Data excerpt:
begin

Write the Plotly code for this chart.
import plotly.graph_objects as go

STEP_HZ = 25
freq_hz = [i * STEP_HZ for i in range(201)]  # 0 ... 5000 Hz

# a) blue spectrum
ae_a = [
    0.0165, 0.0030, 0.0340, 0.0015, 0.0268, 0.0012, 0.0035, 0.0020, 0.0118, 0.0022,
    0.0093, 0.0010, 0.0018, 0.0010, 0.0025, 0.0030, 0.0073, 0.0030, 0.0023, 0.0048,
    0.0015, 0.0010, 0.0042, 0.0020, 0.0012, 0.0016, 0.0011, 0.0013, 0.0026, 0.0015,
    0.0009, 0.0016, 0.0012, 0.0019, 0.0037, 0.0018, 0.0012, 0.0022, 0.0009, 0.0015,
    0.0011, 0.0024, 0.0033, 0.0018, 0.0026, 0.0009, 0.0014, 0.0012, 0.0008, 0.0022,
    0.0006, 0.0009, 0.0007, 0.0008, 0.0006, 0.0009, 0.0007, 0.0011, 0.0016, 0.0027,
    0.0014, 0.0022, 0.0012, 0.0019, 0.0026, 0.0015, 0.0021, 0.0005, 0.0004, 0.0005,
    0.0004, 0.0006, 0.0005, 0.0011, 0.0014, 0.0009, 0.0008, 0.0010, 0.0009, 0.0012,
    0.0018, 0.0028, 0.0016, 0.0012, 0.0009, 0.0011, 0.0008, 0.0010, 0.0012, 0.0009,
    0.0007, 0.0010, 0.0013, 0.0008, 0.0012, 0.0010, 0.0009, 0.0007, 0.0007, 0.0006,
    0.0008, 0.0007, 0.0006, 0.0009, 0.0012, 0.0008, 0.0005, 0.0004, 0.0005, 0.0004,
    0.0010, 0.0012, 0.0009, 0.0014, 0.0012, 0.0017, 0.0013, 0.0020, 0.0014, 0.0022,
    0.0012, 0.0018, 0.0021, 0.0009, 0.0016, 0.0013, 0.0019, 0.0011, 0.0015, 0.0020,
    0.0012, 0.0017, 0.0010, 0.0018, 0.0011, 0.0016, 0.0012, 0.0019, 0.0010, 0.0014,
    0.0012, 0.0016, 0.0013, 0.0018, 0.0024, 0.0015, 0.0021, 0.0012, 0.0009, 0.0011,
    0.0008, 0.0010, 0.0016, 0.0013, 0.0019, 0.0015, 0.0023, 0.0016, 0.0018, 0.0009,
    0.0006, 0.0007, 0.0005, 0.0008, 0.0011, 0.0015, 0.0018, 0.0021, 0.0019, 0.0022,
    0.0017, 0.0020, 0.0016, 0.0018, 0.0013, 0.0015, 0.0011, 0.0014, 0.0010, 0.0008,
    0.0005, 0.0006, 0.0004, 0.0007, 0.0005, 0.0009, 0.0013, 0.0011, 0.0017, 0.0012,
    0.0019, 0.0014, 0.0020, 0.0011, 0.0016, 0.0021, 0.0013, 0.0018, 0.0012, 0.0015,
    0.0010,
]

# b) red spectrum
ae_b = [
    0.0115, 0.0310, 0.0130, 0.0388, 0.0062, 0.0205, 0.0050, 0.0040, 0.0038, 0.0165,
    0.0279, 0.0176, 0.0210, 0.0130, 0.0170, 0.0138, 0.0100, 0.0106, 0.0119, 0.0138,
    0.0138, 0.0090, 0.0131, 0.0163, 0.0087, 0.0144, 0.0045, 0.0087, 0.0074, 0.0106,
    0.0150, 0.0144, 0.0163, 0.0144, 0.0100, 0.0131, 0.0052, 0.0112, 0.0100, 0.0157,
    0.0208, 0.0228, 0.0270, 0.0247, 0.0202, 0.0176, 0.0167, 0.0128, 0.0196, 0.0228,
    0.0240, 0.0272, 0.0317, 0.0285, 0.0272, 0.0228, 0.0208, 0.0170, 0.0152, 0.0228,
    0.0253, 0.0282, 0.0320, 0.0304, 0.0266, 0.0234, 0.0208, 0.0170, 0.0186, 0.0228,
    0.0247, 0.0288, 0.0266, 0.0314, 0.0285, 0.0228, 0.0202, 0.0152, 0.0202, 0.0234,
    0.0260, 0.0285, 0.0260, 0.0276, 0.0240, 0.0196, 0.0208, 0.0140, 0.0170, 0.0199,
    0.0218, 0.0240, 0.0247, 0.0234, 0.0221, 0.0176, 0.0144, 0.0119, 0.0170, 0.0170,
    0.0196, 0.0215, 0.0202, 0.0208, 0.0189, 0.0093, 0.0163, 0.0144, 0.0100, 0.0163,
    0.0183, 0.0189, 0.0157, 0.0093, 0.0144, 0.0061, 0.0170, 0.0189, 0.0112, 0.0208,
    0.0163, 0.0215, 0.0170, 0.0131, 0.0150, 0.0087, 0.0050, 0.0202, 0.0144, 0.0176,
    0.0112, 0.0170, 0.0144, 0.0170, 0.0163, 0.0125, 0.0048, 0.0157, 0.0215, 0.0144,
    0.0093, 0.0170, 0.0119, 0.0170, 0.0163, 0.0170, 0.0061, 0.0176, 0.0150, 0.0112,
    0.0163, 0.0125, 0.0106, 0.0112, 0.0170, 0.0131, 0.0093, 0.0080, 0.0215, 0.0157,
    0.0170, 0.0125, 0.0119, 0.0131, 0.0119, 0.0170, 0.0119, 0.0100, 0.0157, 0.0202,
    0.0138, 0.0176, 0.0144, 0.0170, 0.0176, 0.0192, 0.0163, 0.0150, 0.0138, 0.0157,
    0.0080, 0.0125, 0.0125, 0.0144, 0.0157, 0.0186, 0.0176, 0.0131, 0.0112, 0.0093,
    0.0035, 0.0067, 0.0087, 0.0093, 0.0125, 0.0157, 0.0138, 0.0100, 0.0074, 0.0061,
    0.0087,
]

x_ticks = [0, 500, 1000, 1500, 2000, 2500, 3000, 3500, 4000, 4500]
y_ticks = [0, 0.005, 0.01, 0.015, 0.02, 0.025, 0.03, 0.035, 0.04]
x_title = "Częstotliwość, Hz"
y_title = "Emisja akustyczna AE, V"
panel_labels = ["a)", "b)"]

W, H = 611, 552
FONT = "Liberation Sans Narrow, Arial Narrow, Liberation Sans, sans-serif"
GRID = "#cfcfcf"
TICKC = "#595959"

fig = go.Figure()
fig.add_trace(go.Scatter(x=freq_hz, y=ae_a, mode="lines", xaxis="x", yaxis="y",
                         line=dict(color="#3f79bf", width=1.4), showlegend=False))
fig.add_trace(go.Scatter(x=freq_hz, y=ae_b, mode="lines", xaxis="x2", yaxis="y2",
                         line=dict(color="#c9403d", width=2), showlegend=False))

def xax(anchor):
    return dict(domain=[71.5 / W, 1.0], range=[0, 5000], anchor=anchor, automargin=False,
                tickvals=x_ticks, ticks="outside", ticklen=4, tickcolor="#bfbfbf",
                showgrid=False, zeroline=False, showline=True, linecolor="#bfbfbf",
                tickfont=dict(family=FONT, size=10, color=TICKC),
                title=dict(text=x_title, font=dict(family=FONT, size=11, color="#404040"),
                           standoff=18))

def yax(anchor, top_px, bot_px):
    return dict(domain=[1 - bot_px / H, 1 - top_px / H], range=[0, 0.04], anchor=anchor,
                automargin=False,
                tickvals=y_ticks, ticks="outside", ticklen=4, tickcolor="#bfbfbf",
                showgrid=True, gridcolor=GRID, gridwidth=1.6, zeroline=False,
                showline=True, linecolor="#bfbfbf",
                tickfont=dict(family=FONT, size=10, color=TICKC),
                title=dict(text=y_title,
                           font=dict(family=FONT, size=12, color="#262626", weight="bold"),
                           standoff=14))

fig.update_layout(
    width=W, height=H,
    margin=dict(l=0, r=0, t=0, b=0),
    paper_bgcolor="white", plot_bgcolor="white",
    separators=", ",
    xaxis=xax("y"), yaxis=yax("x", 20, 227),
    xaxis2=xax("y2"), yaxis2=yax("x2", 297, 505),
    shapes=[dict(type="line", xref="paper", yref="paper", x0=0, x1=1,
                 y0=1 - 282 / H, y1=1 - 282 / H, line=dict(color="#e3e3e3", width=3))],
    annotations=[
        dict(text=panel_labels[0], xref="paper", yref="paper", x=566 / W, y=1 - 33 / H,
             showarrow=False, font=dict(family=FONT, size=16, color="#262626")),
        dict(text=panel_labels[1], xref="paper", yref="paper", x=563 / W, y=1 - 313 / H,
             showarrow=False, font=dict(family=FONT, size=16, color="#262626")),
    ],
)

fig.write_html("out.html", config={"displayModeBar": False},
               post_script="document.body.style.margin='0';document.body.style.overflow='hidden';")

end

Directions: In this exercise, copy only the lines from the opening line of the material through the line where "freq_hz = [i" appears.

Correct answer:
Write the Plotly code for this chart.
import plotly.graph_objects as go

STEP_HZ = 25
freq_hz = [i * STEP_HZ for i in range(201)]  # 0 ... 5000 Hz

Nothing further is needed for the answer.